After emailing the company as a shareholder and requesting a 16 digit “control number” to access the virtual meeting (ASX listed companies don’t provide this obstacle), I’d prepared nine written questions to lodge once the online portal opened just 15 minutes before the AGM started at 7am.
However, the Murdochs never miss an opportunity to suppress participation, so their online question system didn’t allow you to cut and paste. Every question had to be typed out directly into the system.
Rather than listening carefully to the deliberately rushed eight minutes of formal presentations by Rupert and CEO Robert Thomson, this time was spent tapping out questions into the online system.

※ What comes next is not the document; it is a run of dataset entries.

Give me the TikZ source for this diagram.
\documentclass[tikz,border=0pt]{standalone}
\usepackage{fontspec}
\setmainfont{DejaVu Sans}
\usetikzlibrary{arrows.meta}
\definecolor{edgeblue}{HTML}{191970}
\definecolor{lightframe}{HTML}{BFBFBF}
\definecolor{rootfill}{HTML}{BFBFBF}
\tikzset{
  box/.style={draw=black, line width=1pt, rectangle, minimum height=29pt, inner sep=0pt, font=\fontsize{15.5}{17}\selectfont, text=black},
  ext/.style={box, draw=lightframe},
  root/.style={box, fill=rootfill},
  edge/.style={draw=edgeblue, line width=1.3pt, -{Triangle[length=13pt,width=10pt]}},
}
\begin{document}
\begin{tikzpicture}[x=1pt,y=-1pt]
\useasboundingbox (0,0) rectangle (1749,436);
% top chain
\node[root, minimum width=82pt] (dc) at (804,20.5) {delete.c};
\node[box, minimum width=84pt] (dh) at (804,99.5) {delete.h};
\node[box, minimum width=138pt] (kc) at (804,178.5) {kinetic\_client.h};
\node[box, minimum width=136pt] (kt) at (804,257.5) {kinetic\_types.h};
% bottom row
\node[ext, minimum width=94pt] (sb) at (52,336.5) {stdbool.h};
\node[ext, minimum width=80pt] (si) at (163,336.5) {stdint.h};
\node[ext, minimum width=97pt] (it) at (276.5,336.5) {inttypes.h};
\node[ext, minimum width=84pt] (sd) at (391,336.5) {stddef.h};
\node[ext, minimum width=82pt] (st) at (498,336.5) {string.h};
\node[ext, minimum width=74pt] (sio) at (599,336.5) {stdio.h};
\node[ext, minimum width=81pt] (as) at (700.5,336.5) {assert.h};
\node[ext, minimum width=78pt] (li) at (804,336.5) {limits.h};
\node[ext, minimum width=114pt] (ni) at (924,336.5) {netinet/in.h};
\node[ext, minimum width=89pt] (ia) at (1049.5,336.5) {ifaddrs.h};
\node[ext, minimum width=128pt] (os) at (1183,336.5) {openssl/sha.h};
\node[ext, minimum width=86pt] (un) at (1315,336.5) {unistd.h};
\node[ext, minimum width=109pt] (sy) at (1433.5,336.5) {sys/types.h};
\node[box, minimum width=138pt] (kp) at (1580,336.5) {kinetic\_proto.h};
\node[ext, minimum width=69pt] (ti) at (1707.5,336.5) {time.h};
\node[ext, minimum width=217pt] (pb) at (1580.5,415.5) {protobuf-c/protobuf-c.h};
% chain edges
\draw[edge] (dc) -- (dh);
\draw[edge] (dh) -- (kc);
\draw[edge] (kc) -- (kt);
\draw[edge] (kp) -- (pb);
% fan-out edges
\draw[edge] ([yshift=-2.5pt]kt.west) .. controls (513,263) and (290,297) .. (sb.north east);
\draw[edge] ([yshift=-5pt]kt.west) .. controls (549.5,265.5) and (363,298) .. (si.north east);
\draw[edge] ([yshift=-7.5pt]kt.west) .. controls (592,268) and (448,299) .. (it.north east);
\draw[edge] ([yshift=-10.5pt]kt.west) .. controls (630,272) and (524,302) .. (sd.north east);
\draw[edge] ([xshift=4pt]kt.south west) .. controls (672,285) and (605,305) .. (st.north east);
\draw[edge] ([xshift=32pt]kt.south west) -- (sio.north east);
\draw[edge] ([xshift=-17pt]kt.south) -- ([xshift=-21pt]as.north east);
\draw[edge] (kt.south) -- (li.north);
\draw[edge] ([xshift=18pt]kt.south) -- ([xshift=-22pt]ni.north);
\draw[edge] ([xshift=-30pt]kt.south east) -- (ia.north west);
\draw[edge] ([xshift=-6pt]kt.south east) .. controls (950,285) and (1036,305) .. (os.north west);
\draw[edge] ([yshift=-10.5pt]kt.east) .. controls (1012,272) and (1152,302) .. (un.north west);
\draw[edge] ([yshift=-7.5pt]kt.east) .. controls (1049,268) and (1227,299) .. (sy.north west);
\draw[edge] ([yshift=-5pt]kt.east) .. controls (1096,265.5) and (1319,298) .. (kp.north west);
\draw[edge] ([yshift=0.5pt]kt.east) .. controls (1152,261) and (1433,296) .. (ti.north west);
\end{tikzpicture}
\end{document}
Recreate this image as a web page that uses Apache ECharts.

The operator declared that where a shareholder lodged more than two questions, they would be read out in order of being lodged. But even that rule wasn’t followed as my first question, written as follows, was ignored:
News Corp and Fox Corp have provided stronger support to Donald Trump than any other major media companies. Could Rupert comment on whether it is time for Donald Trump to concede defeat and support a smooth transition to President Biden?
Instead, this was the first question read out, although there no disclosure on who had submitted it:
James Murdoch resigned from the News Corp board earlier this year over ‘disagreements with certain editorial content’. Could Rupert and Lachlan comment on why we did not accommodate some of James’ views on climate change and Donald Trump such that he didn’t feel the need to completely walk away from the company?
Lachlan Murdoch didn’t say a word for the whole meeting and Rupert’s response, unlike his formal address, was barely audible. He did however say “we do not deny climate change, we are not deniers”, in a similar move to last year’s AGM when he said “there are no change climate change deniers around, I can assure you”.
Having censored question one on Trump, the operators also censored question three, which read as follows:
Could Rupert and Lachlan please provide a summary of their connections to and associations with the Trump administration over the past four years, including with the president himself. In hindsight were we too close to the Trump administration preferring pro-Trump propaganda over traditional, balanced journalism and are we worried Mr Trump will launch a media outlet to compete with the Murdoch interests in 2021?
Question four on when Rupert will retire was also skipped, while question five, related to James Murdoch’s resignation, was censored. Instead they opted to read out question six, which was submitted as follows (but with the reference to the Murdoch family being worth more than US$20 billion omitted):
News Corp stopped printing more than 100 regional and suburban titles earlier this year, costing the company an estimated US$111 million in revenue on an annualised basis. The Murdoch family are worth an estimated US$20 billion, surely the family can afford to bring back the print editions of some of these titles, ending the news deserts that have been created across Australia.
CEO Robert Thomson denied News Corp has created news deserts and claimed the move was designed to “provide Australians with the best of journalism” — which is rubbish, of course, given the hundreds of journalist who were retrenched as part of the process.
Companies often dangle a distracting news hook for the media to latch onto at AGMs. In News Corp’s case it was Thomson’s strong attack on the idea that German giant Bertelsmann, owner of Penguin Random House, would win the current auction for publisher Simon & Schuster.
Thomson called for competition regulators to block such a move, saying it would create a dominant global book publisher.
All up, it was a predictably undemocratic AGM season from the Murdochs. The Fox Corp AGM in Los Angeles last week was a physical meeting at the Fox Studios lot. It appeared that no independent shareholders turned up, no questions were asked and even online questions were banned at the 19 minute meeting.
And, of course, the thousands of Murdoch journalists across the world will not report a word of this, even as they regularly flog elected politicians for not being accessible or accountable.
If News Corp journalists were ever told they were limited to just two questions in any public setting or faced such determined scrutiny-avoiding tactics by politicians, they would be outraged. Sadly, they turn a blind eye when the boss does it year after year — probably because any Murdoch journalist who publicly pointed out this hypocrisy would be instantly sacked.
At 89, Rupert Murdoch is an unaccountable dictator who retains control through an undemocratic gerrymander and doesn’t really believe in free speech — certainly not when it comes to scrutiny of his own actions.
Maybe it really is time to bring on that Rudd royal commission.
Stephen Mayne is a News Corp shareholder.